Given the importance of acorns to wildlife and relevance to hunter success and satisfactions, the Department annually monitors acorn crops across the state. In addition to Department staff, personnel from the Department of Forestry, Department of Conservation and Recreation-State Parks, Smithsonian Conservation Center, Natural Resources Conservation Service, several military bases, and US Army Corps of Engineers participate in the surveys. In comparison to last year’s statewide mast failures, the 2016 acorn crop was generally improved with statewide red oak ratings significantly exceeding their long-term averages while white oak ratings were lower, but near their long-term average. On a statewide basis red oak acorns were commonly rated average or bumper crops; however, the white oak acorn yield was more commonly rated as a failure.
Acorn production varied by region and by oak species within regions. The Coastal Region stood out as having better combined white and red oak production than other Regions. Red oak acorns crops were generally plentiful and in good numbers while white oaks were scattered, but heavy when found in the Coastal Region.
In the Piedmont and Blue Ridge Regions, white oak ratings generally exceeded red oak. Bumper yields of white oak were found at Ft. Belvoir and Quantico Marine Corps Base and good numbers were seen at the White Oak Mountain Wildlife Management Area. A wide range of red oak crops were seen in this region. The single best (bumper) red oak rating was reported on the Fairystone Wildlife Management Area.
In contrast to other Regions, white oak production In the Alleghany Mountain and Ridge and Valley Region was much lower than the red oaks. White oak acorn production was commonly rated low or a failure throughout the Region while red oak production was commonly rated moderate to high. Good to bumper yields of red oak acorns were found from the southern reaches (Clinch Mountain Wildlife Management Area) of the region to the northern (Lee Ranger District of George Washington –Jefferson National Forest).
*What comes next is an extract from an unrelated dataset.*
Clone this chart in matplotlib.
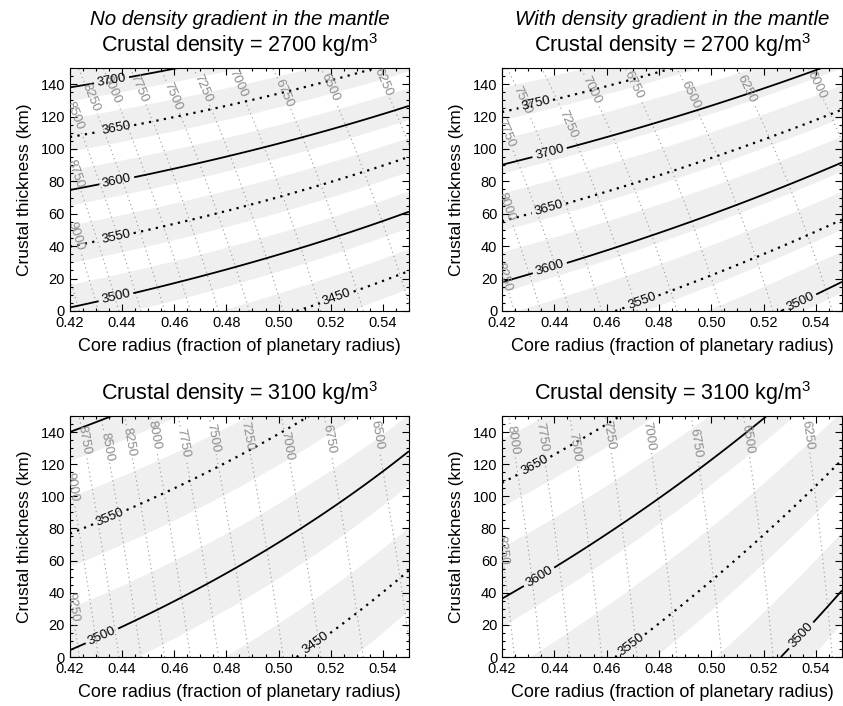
import numpy as np
import matplotlib
matplotlib.use("Agg")
import matplotlib.pyplot as plt
from matplotlib.ticker import MultipleLocator, FormatStrFormatter

plt.rcParams['font.family'] = ['Liberation Sans', 'DejaVu Sans']
plt.rcParams['mathtext.fontset'] = 'custom'
plt.rcParams['mathtext.rm'] = 'Liberation Sans'
plt.rcParams['mathtext.it'] = 'Liberation Sans:italic'

#planet constants (Mars)
planet_radius = 3389.5      # km
mean_density = 3933.0       # kg/m3
moment_factor = 0.3635      # C/MR^2

#one entry per panel: top-left, top-right, bottom-left, bottom-right
crust_density = [2700, 2700, 3100, 3100]
mantle_gradient = [0.0, 0.36, 0.0, 0.36]   # kg/m3 per km of depth
headers = ["No density gradient in the mantle", "With density gradient in the mantle", "", ""]

#contour levels
mantle_levels = [3450, 3500, 3550, 3600, 3650, 3700, 3750]
core_levels = [6000, 6250, 6500, 6750, 7000, 7250, 7500, 7750, 8000, 8250, 8500, 8750, 9000, 9250]

#offset of the white stripes inside every 50 kg/m3 step
stripe_phase = [27, 33, 26, 30]

#labelled contours: level -> spot (core radius, crustal thickness)
mantle_labels = [
    {3700: (0.436, 142), 3650: (0.438, 112), 3600: (0.438, 80), 3550: (0.438, 44),
     3500: (0.438, 6), 3450: (0.522, 10)},
    {3750: (0.433, 127), 3700: (0.438, 99), 3650: (0.438, 63), 3600: (0.438, 28),
     3550: (0.473, 8), 3500: (0.533, 9)},
    {3550: (0.436, 85), 3500: (0.432, 14), 3450: (0.5145, 8)},
    {3650: (0.433, 118), 3600: (0.4345, 49), 3550: (0.469, 8), 3500: (0.532, 17)},
]
core_labels = [
    {8250: (0.4283, 132), 8000: (0.4366, 137), 7750: (0.4462, 137), 7500: (0.4583, 132),
     7250: (0.4704, 137), 7000: (0.4819, 139), 6750: (0.4991, 132), 6500: (0.517, 136),
     6250: (0.5374, 139), 8500: (0.4226, 121), 8750: (0.4232, 85), 9000: (0.4232, 47)},
    {7500: (0.4281, 130), 7750: (0.423, 111), 8000: (0.423, 65), 8250: (0.423, 22),
     7250: (0.4459, 116), 7000: (0.4548, 137), 6750: (0.47, 139), 6500: (0.4903, 132),
     6250: (0.5107, 135), 6000: (0.5367, 137)},
    {8750: (0.4251, 135), 8500: (0.434, 131), 8250: (0.4423, 134), 8000: (0.4519, 138),
     7750: (0.4628, 133), 7500: (0.4736, 136), 7250: (0.4864, 137), 7000: (0.5011, 131),
     6750: (0.5164, 135), 6500: (0.5342, 137), 9000: (0.4219, 106), 9250: (0.4219, 31)},
    {8000: (0.425, 135), 7750: (0.4357, 137), 7500: (0.4484, 131), 7250: (0.4611, 138),
     7000: (0.4751, 137), 6750: (0.4923, 133), 6500: (0.5113, 135), 6250: (0.5335, 137),
     8250: (0.4218, 68)},
]

#axes boxes in figure fraction
boxes = [
    [0.0830, 0.5595, 0.4021, 0.3442],
    [0.5955, 0.5595, 0.4033, 0.3442],
    [0.0830, 0.0694, 0.4021, 0.3414],
    [0.5955, 0.0694, 0.4033, 0.3414],
]


#core density and mean mantle density from mass and moment of inertia
def layer_densities(rc, thick, rho_crust, grad):
    rm = 1 - thick / planet_radius
    g = grad * planet_radius
    vol = rm**3 - rc**3
    w5 = rm**5 - rc**5
    g1 = rm * vol - 0.75 * (rm**4 - rc**4)
    g2 = rm * w5 - (5.0 / 6.0) * (rm**6 - rc**6)
    m1 = mean_density - rho_crust * (1 - rm**3) - g * g1
    m2 = 2.5 * moment_factor * mean_density - rho_crust * (1 - rm**5) - g * g2
    a1 = rc**3
    a2 = rc**5
    det = a1 * w5 - a2 * vol
    rho_core = (m1 * w5 - m2 * vol) / det
    rho_top = (a1 * m2 - a2 * m1) / det
    rho_mantle = rho_top + g * g1 / vol
    return rho_core, rho_mantle


core_radius = np.linspace(0.42, 0.55, 300)
thickness = np.linspace(0, 150, 300)
X, Y = np.meshgrid(core_radius, thickness)

fig = plt.figure(figsize=(8.43, 7.06), dpi=100)

for i in range(4):
    ax = fig.add_axes(boxes[i])
    ax.set_facecolor('#efefef')
    rho_core, rho_mantle = layer_densities(X, Y, crust_density[i], mantle_gradient[i])

    #white stripes
    bounds = []
    for base in range(3250, 4000, 50):
        bounds.append(base + stripe_phase[i] - 9)
        bounds.append(base + stripe_phase[i] + 9)
    colors = ['white' if k % 2 == 0 else '#efefef' for k in range(len(bounds) - 1)]
    ax.contourf(X, Y, rho_mantle, levels=bounds, colors=colors, antialiased=True)

    #core density (gray dotted)
    for level in core_levels:
        cs = ax.contour(X, Y, rho_core, levels=[level], colors='#969696',
                        linewidths=0.8, linestyles=[(0, (1, 3))])
        if level in core_labels[i]:
            ax.clabel(cs, fmt='%d', fontsize=9.5, colors='#8c8c8c', inline=True,
                      inline_spacing=2, manual=[core_labels[i][level]])

    #mantle density (black, solid every 100, dotted in between)
    for level in mantle_levels:
        if level % 100 == 0:
            cs = ax.contour(X, Y, rho_mantle, levels=[level], colors='black', linewidths=1.3)
        else:
            cs = ax.contour(X, Y, rho_mantle, levels=[level], colors='black', linewidths=1.6,
                            linestyles=[(0, (1, 2.4))])
        if level in mantle_labels[i]:
            ax.clabel(cs, fmt='%d', fontsize=9.5, colors='black', inline=True,
                      inline_spacing=3, manual=[mantle_labels[i][level]])

    ax.set_xlim(0.42, 0.55)
    ax.set_ylim(0, 150)
    ax.xaxis.set_major_locator(MultipleLocator(0.02))
    ax.xaxis.set_minor_locator(MultipleLocator(0.005))
    ax.yaxis.set_major_locator(MultipleLocator(20))
    ax.yaxis.set_minor_locator(MultipleLocator(5))
    ax.xaxis.set_major_formatter(FormatStrFormatter('%.2f'))
    ax.tick_params(which='both', direction='in', top=True, right=True, labelsize=10.5, width=0.8)
    ax.tick_params(which='major', length=5)
    ax.tick_params(which='minor', length=2.5)
    ax.set_xlabel("Core radius (fraction of planetary radius)", fontsize=13, labelpad=6)
    ax.set_ylabel("Crustal thickness (km)", fontsize=12.5, labelpad=6)

    ax.text(0.5, 1.095, "Crustal density = %d kg/m$^3$" % crust_density[i], transform=ax.transAxes,
            ha='center', va='center', fontsize=15.5)
    if headers[i]:
        ax.text(0.5, 1.2, headers[i], transform=ax.transAxes, ha='center', va='center',
                fontsize=14.8, style='italic')

fig.savefig('out.png', dpi=100)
Readers should know that mast abundance ratings are intended to reflect the region averages, however, mast crops are not uniform across a Region; acorn abundance can vary among local areas that are 10-15 miles apart. Scouting is necessary for hunters to find local areas with good acorn production. White oak acorns are the first acorns to be selected and therefore the first to disappear. So it is not only important to know where acorns are abundant in September and October, but also what species of acorns are prevalent. Scouting will be particularly important in the 2016-17 hunting seasons as many game species are enjoying some sort of acorns and their movements and home ranges are dictated by the abundance of these important foods.